§ Goal of the exercise: Repeat all of the material exactly as given.

§ Data provided:
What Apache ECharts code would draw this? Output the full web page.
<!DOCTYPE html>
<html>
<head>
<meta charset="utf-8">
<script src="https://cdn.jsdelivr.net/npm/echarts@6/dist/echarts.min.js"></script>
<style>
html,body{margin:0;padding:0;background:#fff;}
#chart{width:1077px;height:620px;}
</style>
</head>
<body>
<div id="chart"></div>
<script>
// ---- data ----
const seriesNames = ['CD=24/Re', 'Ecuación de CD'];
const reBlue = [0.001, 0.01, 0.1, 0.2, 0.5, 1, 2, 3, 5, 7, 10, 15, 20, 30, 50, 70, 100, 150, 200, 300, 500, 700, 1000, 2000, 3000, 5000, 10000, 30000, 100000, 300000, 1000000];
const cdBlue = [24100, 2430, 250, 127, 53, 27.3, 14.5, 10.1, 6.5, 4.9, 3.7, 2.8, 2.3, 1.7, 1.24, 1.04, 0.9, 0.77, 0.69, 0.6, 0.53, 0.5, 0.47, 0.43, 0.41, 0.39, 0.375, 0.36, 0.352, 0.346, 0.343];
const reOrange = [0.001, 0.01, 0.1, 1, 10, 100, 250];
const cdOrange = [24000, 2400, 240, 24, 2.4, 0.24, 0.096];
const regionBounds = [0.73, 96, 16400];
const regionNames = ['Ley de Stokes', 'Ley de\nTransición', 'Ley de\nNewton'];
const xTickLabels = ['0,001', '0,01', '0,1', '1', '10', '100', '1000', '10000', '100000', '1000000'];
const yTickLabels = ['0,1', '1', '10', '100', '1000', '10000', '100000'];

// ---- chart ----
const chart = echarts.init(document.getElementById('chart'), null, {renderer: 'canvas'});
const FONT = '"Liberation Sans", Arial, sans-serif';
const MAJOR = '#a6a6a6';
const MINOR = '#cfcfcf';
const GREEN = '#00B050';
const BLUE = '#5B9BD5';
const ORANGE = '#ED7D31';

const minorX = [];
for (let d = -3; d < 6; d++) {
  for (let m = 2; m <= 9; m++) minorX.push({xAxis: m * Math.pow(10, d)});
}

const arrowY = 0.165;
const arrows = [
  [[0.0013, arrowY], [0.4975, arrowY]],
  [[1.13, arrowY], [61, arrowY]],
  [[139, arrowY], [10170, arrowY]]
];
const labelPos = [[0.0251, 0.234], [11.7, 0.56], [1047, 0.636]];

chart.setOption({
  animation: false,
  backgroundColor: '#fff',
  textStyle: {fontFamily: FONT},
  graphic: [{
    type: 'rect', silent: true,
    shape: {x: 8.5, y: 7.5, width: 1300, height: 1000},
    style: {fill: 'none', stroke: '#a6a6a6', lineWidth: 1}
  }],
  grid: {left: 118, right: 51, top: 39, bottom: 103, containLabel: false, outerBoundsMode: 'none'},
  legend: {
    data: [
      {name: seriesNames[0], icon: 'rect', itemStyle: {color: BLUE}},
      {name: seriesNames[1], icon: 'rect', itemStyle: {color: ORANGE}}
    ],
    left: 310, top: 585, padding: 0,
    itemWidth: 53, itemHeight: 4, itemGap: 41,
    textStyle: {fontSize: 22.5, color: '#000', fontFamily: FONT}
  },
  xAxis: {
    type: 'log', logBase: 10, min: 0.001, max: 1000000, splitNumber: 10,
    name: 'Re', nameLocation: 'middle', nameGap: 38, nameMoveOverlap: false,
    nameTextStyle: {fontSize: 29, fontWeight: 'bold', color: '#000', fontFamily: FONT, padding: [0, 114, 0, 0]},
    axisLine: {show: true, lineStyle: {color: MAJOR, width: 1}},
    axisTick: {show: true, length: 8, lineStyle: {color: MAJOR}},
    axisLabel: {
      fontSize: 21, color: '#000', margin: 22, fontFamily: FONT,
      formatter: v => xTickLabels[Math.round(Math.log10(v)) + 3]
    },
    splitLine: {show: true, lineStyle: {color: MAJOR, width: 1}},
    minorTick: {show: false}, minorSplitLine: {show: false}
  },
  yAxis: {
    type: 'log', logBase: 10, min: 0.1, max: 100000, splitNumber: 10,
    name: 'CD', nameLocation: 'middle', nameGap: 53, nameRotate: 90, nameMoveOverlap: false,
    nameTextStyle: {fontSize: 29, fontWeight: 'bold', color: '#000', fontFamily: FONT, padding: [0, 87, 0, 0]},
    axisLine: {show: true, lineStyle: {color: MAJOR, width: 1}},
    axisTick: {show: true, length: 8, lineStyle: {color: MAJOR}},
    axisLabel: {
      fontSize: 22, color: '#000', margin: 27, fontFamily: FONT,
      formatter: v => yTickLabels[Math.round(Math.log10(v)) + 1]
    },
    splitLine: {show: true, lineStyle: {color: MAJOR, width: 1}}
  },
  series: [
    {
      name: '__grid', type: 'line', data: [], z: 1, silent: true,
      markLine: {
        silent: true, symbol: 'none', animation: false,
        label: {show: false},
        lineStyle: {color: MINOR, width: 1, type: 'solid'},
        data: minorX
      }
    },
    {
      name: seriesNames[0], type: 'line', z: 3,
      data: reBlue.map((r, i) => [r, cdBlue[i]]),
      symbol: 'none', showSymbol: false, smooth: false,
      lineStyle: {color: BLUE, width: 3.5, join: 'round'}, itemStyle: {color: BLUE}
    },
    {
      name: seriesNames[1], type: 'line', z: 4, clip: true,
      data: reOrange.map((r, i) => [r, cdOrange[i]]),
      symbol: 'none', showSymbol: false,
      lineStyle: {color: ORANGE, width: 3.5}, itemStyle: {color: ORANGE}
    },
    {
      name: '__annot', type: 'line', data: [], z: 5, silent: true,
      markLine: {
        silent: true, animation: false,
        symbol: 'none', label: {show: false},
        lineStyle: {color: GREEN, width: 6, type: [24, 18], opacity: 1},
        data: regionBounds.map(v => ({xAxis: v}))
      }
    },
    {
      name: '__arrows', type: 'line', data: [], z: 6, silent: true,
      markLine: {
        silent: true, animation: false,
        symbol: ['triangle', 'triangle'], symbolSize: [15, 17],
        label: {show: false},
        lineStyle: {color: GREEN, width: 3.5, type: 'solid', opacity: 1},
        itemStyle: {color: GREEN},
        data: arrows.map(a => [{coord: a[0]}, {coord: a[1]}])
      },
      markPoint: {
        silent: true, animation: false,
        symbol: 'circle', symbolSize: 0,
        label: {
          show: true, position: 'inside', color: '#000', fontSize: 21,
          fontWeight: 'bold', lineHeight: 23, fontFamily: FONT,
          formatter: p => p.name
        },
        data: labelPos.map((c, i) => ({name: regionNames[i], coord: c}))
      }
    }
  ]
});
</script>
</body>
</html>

§ Task solution:
What Apache ECharts code would draw this? Output the full web page.
<!DOCTYPE html>
<html>
<head>
<meta charset="utf-8">
<script src="https://cdn.jsdelivr.net/npm/echarts@6/dist/echarts.min.js"></script>
<style>
html,body{margin:0;padding:0;background:#fff;}
#chart{width:1077px;height:620px;}
</style>
</head>
<body>
<div id="chart"></div>
<script>
// ---- data ----
const seriesNames = ['CD=24/Re', 'Ecuación de CD'];
const reBlue = [0.001, 0.01, 0.1, 0.2, 0.5, 1, 2, 3, 5, 7, 10, 15, 20, 30, 50, 70, 100, 150, 200, 300, 500, 700, 1000, 2000, 3000, 5000, 10000, 30000, 100000, 300000, 1000000];
const cdBlue = [24100, 2430, 250, 127, 53, 27.3, 14.5, 10.1, 6.5, 4.9, 3.7, 2.8, 2.3, 1.7, 1.24, 1.04, 0.9, 0.77, 0.69, 0.6, 0.53, 0.5, 0.47, 0.43, 0.41, 0.39, 0.375, 0.36, 0.352, 0.346, 0.343];
const reOrange = [0.001, 0.01, 0.1, 1, 10, 100, 250];
const cdOrange = [24000, 2400, 240, 24, 2.4, 0.24, 0.096];
const regionBounds = [0.73, 96, 16400];
const regionNames = ['Ley de Stokes', 'Ley de\nTransición', 'Ley de\nNewton'];
const xTickLabels = ['0,001', '0,01', '0,1', '1', '10', '100', '1000', '10000', '100000', '1000000'];
const yTickLabels = ['0,1', '1', '10', '100', '1000', '10000', '100000'];

// ---- chart ----
const chart = echarts.init(document.getElementById('chart'), null, {renderer: 'canvas'});
const FONT = '"Liberation Sans", Arial, sans-serif';
const MAJOR = '#a6a6a6';
const MINOR = '#cfcfcf';
const GREEN = '#00B050';
const BLUE = '#5B9BD5';
const ORANGE = '#ED7D31';

const minorX = [];
for (let d = -3; d < 6; d++) {
  for (let m = 2; m <= 9; m++) minorX.push({xAxis: m * Math.pow(10, d)});
}

const arrowY = 0.165;
const arrows = [
  [[0.0013, arrowY], [0.4975, arrowY]],
  [[1.13, arrowY], [61, arrowY]],
  [[139, arrowY], [10170, arrowY]]
];
const labelPos = [[0.0251, 0.234], [11.7, 0.56], [1047, 0.636]];

chart.setOption({
  animation: false,
  backgroundColor: '#fff',
  textStyle: {fontFamily: FONT},
  graphic: [{
    type: 'rect', silent: true,
    shape: {x: 8.5, y: 7.5, width: 1300, height: 1000},
    style: {fill: 'none', stroke: '#a6a6a6', lineWidth: 1}
  }],
  grid: {left: 118, right: 51, top: 39, bottom: 103, containLabel: false, outerBoundsMode: 'none'},
  legend: {
    data: [
      {name: seriesNames[0], icon: 'rect', itemStyle: {color: BLUE}},
      {name: seriesNames[1], icon: 'rect', itemStyle: {color: ORANGE}}
    ],
    left: 310, top: 585, padding: 0,
    itemWidth: 53, itemHeight: 4, itemGap: 41,
    textStyle: {fontSize: 22.5, color: '#000', fontFamily: FONT}
  },
  xAxis: {
    type: 'log', logBase: 10, min: 0.001, max: 1000000, splitNumber: 10,
    name: 'Re', nameLocation: 'middle', nameGap: 38, nameMoveOverlap: false,
    nameTextStyle: {fontSize: 29, fontWeight: 'bold', color: '#000', fontFamily: FONT, padding: [0, 114, 0, 0]},
    axisLine: {show: true, lineStyle: {color: MAJOR, width: 1}},
    axisTick: {show: true, length: 8, lineStyle: {color: MAJOR}},
    axisLabel: {
      fontSize: 21, color: '#000', margin: 22, fontFamily: FONT,
      formatter: v => xTickLabels[Math.round(Math.log10(v)) + 3]
    },
    splitLine: {show: true, lineStyle: {color: MAJOR, width: 1}},
    minorTick: {show: false}, minorSplitLine: {show: false}
  },
  yAxis: {
    type: 'log', logBase: 10, min: 0.1, max: 100000, splitNumber: 10,
    name: 'CD', nameLocation: 'middle', nameGap: 53, nameRotate: 90, nameMoveOverlap: false,
    nameTextStyle: {fontSize: 29, fontWeight: 'bold', color: '#000', fontFamily: FONT, padding: [0, 87, 0, 0]},
    axisLine: {show: true, lineStyle: {color: MAJOR, width: 1}},
    axisTick: {show: true, length: 8, lineStyle: {color: MAJOR}},
    axisLabel: {
      fontSize: 22, color: '#000', margin: 27, fontFamily: FONT,
      formatter: v => yTickLabels[Math.round(Math.log10(v)) + 1]
    },
    splitLine: {show: true, lineStyle: {color: MAJOR, width: 1}}
  },
  series: [
    {
      name: '__grid', type: 'line', data: [], z: 1, silent: true,
      markLine: {
        silent: true, symbol: 'none', animation: false,
        label: {show: false},
        lineStyle: {color: MINOR, width: 1, type: 'solid'},
        data: minorX
      }
    },
    {
      name: seriesNames[0], type: 'line', z: 3,
      data: reBlue.map((r, i) => [r, cdBlue[i]]),
      symbol: 'none', showSymbol: false, smooth: false,
      lineStyle: {color: BLUE, width: 3.5, join: 'round'}, itemStyle: {color: BLUE}
    },
    {
      name: seriesNames[1], type: 'line', z: 4, clip: true,
      data: reOrange.map((r, i) => [r, cdOrange[i]]),
      symbol: 'none', showSymbol: false,
      lineStyle: {color: ORANGE, width: 3.5}, itemStyle: {color: ORANGE}
    },
    {
      name: '__annot', type: 'line', data: [], z: 5, silent: true,
      markLine: {
        silent: true, animation: false,
        symbol: 'none', label: {show: false},
        lineStyle: {color: GREEN, width: 6, type: [24, 18], opacity: 1},
        data: regionBounds.map(v => ({xAxis: v}))
      }
    },
    {
      name: '__arrows', type: 'line', data: [], z: 6, silent: true,
      markLine: {
        silent: true, animation: false,
        symbol: ['triangle', 'triangle'], symbolSize: [15, 17],
        label: {show: false},
        lineStyle: {color: GREEN, width: 3.5, type: 'solid', opacity: 1},
        itemStyle: {color: GREEN},
        data: arrows.map(a => [{coord: a[0]}, {coord: a[1]}])
      },
      markPoint: {
        silent: true, animation: false,
        symbol: 'circle', symbolSize: 0,
        label: {
          show: true, position: 'inside', color: '#000', fontSize: 21,
          fontWeight: 'bold', lineHeight: 23, fontFamily: FONT,
          formatter: p => p.name
        },
        data: labelPos.map((c, i) => ({name: regionNames[i], coord: c}))
      }
    }
  ]
});
</script>
</body>
</html>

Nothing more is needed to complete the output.